Given request
Give only the number of lines in the data that contain the word "this".

Records to use
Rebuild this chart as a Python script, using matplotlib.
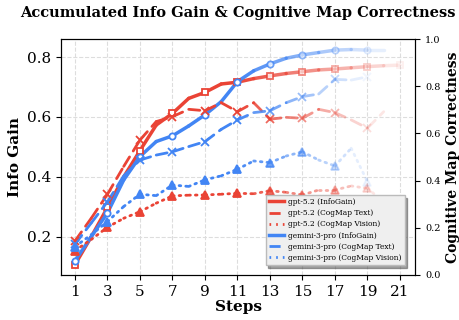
* * *
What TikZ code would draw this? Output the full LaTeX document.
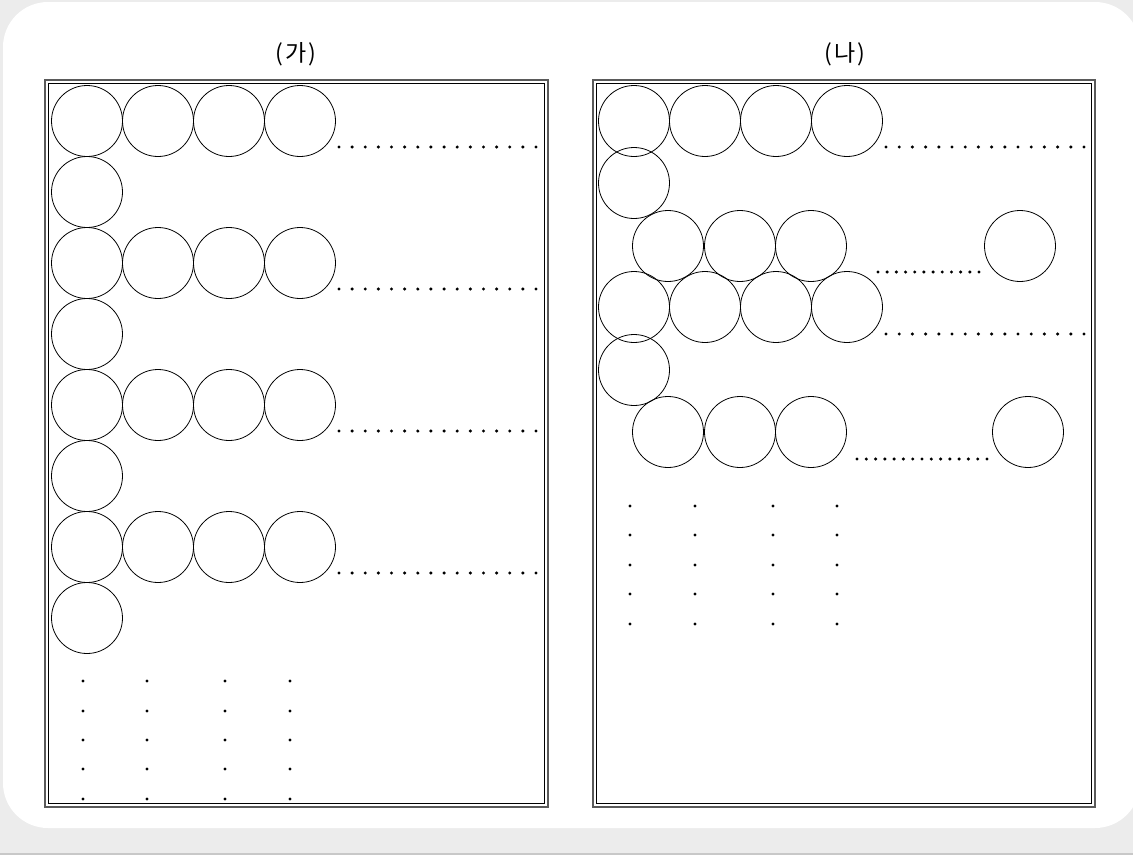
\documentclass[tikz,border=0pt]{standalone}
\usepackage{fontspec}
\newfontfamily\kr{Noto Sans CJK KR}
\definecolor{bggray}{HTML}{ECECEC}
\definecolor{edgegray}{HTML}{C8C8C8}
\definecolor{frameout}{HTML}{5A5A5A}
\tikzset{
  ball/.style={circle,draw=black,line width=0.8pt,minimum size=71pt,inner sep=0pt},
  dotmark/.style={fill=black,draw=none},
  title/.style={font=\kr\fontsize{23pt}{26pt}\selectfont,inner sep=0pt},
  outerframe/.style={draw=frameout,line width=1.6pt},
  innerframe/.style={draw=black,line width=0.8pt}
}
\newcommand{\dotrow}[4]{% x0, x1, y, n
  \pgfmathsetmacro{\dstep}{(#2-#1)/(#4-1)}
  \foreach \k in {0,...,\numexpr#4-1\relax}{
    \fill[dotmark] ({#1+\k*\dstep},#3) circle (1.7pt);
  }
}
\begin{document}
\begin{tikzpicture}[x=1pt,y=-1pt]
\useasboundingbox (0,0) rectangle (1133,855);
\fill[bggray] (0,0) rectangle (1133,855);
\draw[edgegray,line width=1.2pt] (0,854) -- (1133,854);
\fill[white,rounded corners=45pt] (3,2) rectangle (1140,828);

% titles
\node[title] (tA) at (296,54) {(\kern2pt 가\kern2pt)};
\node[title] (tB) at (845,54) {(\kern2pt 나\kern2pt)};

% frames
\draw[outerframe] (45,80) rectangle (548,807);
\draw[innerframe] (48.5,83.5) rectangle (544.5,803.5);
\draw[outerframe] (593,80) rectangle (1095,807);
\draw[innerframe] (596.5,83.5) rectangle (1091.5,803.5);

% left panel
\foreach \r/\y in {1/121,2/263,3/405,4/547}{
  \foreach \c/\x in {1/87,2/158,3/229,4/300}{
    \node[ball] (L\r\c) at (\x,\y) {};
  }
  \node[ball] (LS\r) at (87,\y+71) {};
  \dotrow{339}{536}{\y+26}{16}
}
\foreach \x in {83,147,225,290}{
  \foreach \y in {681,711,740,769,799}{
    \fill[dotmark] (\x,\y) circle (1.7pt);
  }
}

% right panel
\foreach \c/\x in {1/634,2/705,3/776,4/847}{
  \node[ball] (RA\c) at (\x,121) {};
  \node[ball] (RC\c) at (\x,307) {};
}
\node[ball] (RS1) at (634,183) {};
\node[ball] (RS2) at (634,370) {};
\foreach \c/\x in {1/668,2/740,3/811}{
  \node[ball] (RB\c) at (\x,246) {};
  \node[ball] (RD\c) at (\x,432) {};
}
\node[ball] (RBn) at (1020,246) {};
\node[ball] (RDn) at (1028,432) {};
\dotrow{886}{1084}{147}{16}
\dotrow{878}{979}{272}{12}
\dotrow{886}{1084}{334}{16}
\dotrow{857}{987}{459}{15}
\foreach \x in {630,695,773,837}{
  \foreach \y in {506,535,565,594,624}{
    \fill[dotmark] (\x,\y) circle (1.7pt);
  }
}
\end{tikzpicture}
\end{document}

Answer
2